July 23, 2015 10:03 PM

I have another digital date this weekend. Yes, I fervently wrote off online dating, but it only takes a sliver of a moment of weakness to fall back into it. It's just too easy. My sexy, self-aggrandizing mind urges that this is the way to be a cool, free-associative romantic, but I intuitively know it's pathetic -- not so much sad but deeply appealing to my emotive engines. What can I say? We can't explain everything.

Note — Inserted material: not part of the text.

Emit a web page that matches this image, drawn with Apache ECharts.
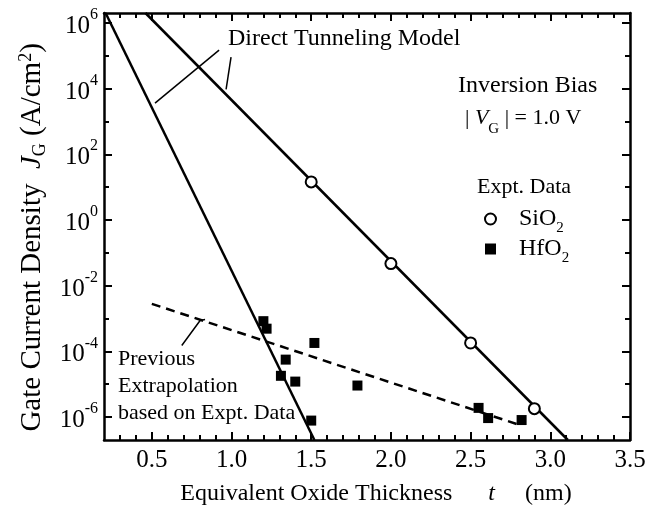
<!DOCTYPE html>
<html>
<head>
<meta charset="utf-8">
<script src="https://cdn.jsdelivr.net/npm/echarts@6/dist/echarts.min.js"></script>
<style>html,body{margin:0;padding:0;background:#fff}#c{width:662px;height:509px}</style>
</head>
<body>
<div id="c"></div>
<script>
// ---- data (thickness nm, current density A/cm^2) ----
const xMajorTicks = [0.5, 1.0, 1.5, 2.0, 2.5, 3.0, 3.5];
const xMinorTicks = [0.3, 0.4, 0.6, 0.7, 0.8, 0.9, 1.1, 1.2, 1.3, 1.4, 1.6, 1.7, 1.8, 1.9, 2.1, 2.2, 2.3, 2.4, 2.6, 2.7, 2.8, 2.9, 3.1, 3.2, 3.3, 3.4];
const yMajorTicks = [1e-6, 1e-4, 1e-2, 1e0, 1e2, 1e4, 1e6];
const yMinorTicks = [1e-5, 1e-3, 1e-1, 1e1, 1e3, 1e5];
const sio2Data = [[1.5, 14.4], [2.0, 0.047], [2.5, 1.8e-4], [2.9, 1.8e-6]];
const hfo2Data = [[1.2, 8.3e-4], [1.22, 4.9e-4], [1.34, 5.6e-5], [1.31, 1.8e-5], [1.40, 1.2e-5], [1.52, 1.8e-4], [1.50, 7.8e-7], [1.79, 9.1e-6], [2.55, 1.9e-6], [2.61, 9.3e-7], [2.82, 8.1e-7]];
const sio2Model = [[0.46, 2e6], [3.11, 2e-7]];
const hfo2Model = [[0.21, 2e6], [1.52, 2e-7]];
const prevExtrap = [[0.5, 2.8e-3], [2.8, 5.9e-7]];
const tunnelLeaderA = [[0.922, 1.48e5], [0.52, 3.6e3]];
const tunnelLeaderB = [[0.997, 9.1e4], [0.966, 9.5e3]];
const extrapLeader = [[0.688, 1.5e-4], [0.803, 8.7e-4], [0.834, 9.3e-4]];

const FONT = 'Liberation Serif';
const chart = echarts.init(document.getElementById('c'), null, {renderer: 'canvas'});
const AX = 2.5;
const xMin = 0.2, xMax = 3.5, yMin = 2e-7, yMax = 2e6;

function supLabel(v) {
  const e = Math.round(Math.log10(v));
  return '{b|10}{s|' + e + '}';
}
const labelRich = {
  b: {fontFamily: FONT, fontSize: 25, lineHeight: 32, color: '#000', verticalAlign: 'bottom'},
  s: {fontFamily: FONT, fontSize: 16, lineHeight: 16, color: '#000', verticalAlign: 'top'}
};
function xAx(pos, ticks, len, showLine, showLabel) {
  return {
    type: 'value', min: xMin, max: xMax, position: pos,
    axisLine: {show: showLine, onZero: false, lineStyle: {color: '#000', width: AX}},
    axisTick: {show: true, inside: true, length: len, customValues: ticks, lineStyle: {color: '#000', width: 2}},
    axisLabel: {show: showLabel, customValues: ticks, margin: 8, fontFamily: FONT, fontSize: 25, color: '#000', formatter: v => v.toFixed(1)},
    splitLine: {show: false}
  };
}
function yAx(pos, ticks, len, showLine, showLabel) {
  return {
    type: 'log', min: yMin, max: yMax, position: pos,
    axisLine: {show: showLine, onZero: false, lineStyle: {color: '#000', width: AX}},
    axisTick: {show: true, inside: true, length: len, customValues: ticks, lineStyle: {color: '#000', width: 2}},
    axisLabel: {show: showLabel, customValues: ticks, margin: 6, formatter: supLabel, rich: labelRich},
    splitLine: {show: false}
  };
}
const xAxes = [xAx('bottom', xMajorTicks, 8, true, true), xAx('bottom', xMinorTicks, 5, false, false),
               xAx('top', xMajorTicks, 8, true, false), xAx('top', xMinorTicks, 5, false, false)];
const yAxes = [yAx('left', yMajorTicks, 8, true, true), yAx('left', yMinorTicks, 5, false, false),
               yAx('right', yMajorTicks, 8, true, false), yAx('right', yMinorTicks, 5, false, false)];
Object.assign(xAxes[0], {
  name: '   Equivalent Oxide Thickness      {i|t}     (nm)', nameLocation: 'middle', nameGap: 42,
  nameTextStyle: {fontFamily: FONT, fontSize: 24, color: '#000',
    rich: {i: {fontFamily: FONT, fontSize: 24, fontStyle: 'italic', color: '#000'}}}
});
Object.assign(yAxes[0], {
  name: 'Gate Current Density  {i|J}{sub|G} (A/cm{sup|2})   ', nameLocation: 'middle', nameGap: 55,
  nameTextStyle: {fontFamily: FONT, fontSize: 29, color: '#000', lineHeight: 32,
    rich: {
      i: {fontFamily: FONT, fontSize: 29, fontStyle: 'italic', color: '#000', lineHeight: 32},
      sub: {fontFamily: FONT, fontSize: 18, color: '#000', verticalAlign: 'bottom', lineHeight: 18},
      sup: {fontFamily: FONT, fontSize: 18, color: '#000', verticalAlign: 'top', lineHeight: 18}
    }}
});

const lineS = (data, extra) => Object.assign({
  type: 'line', data: data, symbol: 'none', silent: true, clip: true,
  lineStyle: {color: '#000', width: 2.5}, z: 2
}, extra || {});

const option = {
  animation: false,
  backgroundColor: '#fff',
  grid: {left: 104, right: 32, top: 13, bottom: 69, containLabel: false, outerBoundsMode: 'none'},
  xAxis: xAxes,
  yAxis: yAxes,
  legend: {
    orient: 'vertical', left: 484, top: 207, padding: 0, itemWidth: 11, itemHeight: 11, itemGap: 1,
    data: [{name: 'SiO2', icon: 'circle'}, {name: 'HfO2', icon: 'rect'}],
    formatter: n => '{n|' + n.slice(0, -1) + '}{sub|2}',
    textStyle: {fontFamily: FONT, fontSize: 24, color: '#000', lineHeight: 22,
      rich: {
        n: {fontFamily: FONT, fontSize: 24, color: '#000', lineHeight: 22, padding: [0, 0, 0, 18]},
        sub: {fontFamily: FONT, fontSize: 15, color: '#000', verticalAlign: 'bottom', lineHeight: 15, padding: [0, 0, -6, 0]}
      }}
  },
  series: [
    lineS(sio2Model),
    lineS(hfo2Model),
    lineS(prevExtrap, {lineStyle: {color: '#000', width: 2.5, type: [9, 6]}}),
    lineS(tunnelLeaderA, {lineStyle: {color: '#000', width: 1.5}}),
    lineS(tunnelLeaderB, {lineStyle: {color: '#000', width: 1.5}}),
    lineS(extrapLeader, {lineStyle: {color: '#000', width: 1.5}}),
    {name: 'SiO2', type: 'scatter', data: sio2Data, symbol: 'circle', symbolSize: 11, z: 5,
      itemStyle: {color: '#fff', borderColor: '#000', borderWidth: 2, opacity: 1}},
    {name: 'HfO2', type: 'scatter', data: hfo2Data, symbol: 'rect', symbolSize: 10, z: 5,
      itemStyle: {color: '#000', borderColor: '#000', borderWidth: 0, opacity: 1}}
  ],
  graphic: [
    {type: 'text', left: 228, top: 27, style: {text: 'Direct Tunneling Model', font: '24px "Liberation Serif"', fill: '#000'}},
    {type: 'text', left: 458, top: 74, style: {text: 'Inversion Bias', font: '24px "Liberation Serif"', fill: '#000'}},
    {type: 'text', left: 465, top: 107, style: {
      text: '| {i|V}{sub|G} | = 1.0 V', font: '22px "Liberation Serif"', fill: '#000',
      rich: {i: {fontFamily: FONT, fontSize: 22, fontStyle: 'italic', lineHeight: 26},
             sub: {fontFamily: FONT, fontSize: 15, verticalAlign: 'bottom', lineHeight: 15, padding: [0, 0, -6, 0]}}}},
    {type: 'text', left: 477, top: 176, style: {text: 'Expt. Data', font: '22px "Liberation Serif"', fill: '#000'}},
    {type: 'text', left: 118, top: 346, style: {text: 'Previous\nExtrapolation\nbased on Expt. Data', font: '22px "Liberation Serif"', fill: '#000', lineHeight: 27}}
  ]
};
chart.setOption(option);
</script>
</body>
</html>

I tried to come at it differently this time, though. When contacting folks I didn’t ask questions; I just made observations, as honestly as possible. If there was empathy, perhaps they'd respond. It worked overall -- there were more responses than before -- although it pretty much produced the same end result. No one wanted to take the final steps to exit the dream, except this one lady. She responded with enthusiasm, and it startled me. It made me realize how painfully drawn out all my other failed attempts to reach out were; how, even in my seemingly renewed confidence and creative approach, I was still just enacting that deflated persona who relished the user-interface blips and self-satisfying isolation, only now supported by a vague sociological theory.

For all that waste, an actual date. I’m doing my best to not burden it with this pre-history. All I want is a nice day in the sun, and eat some sandwiches in warm grass. That I know I can do; everything else is happily beyond my control.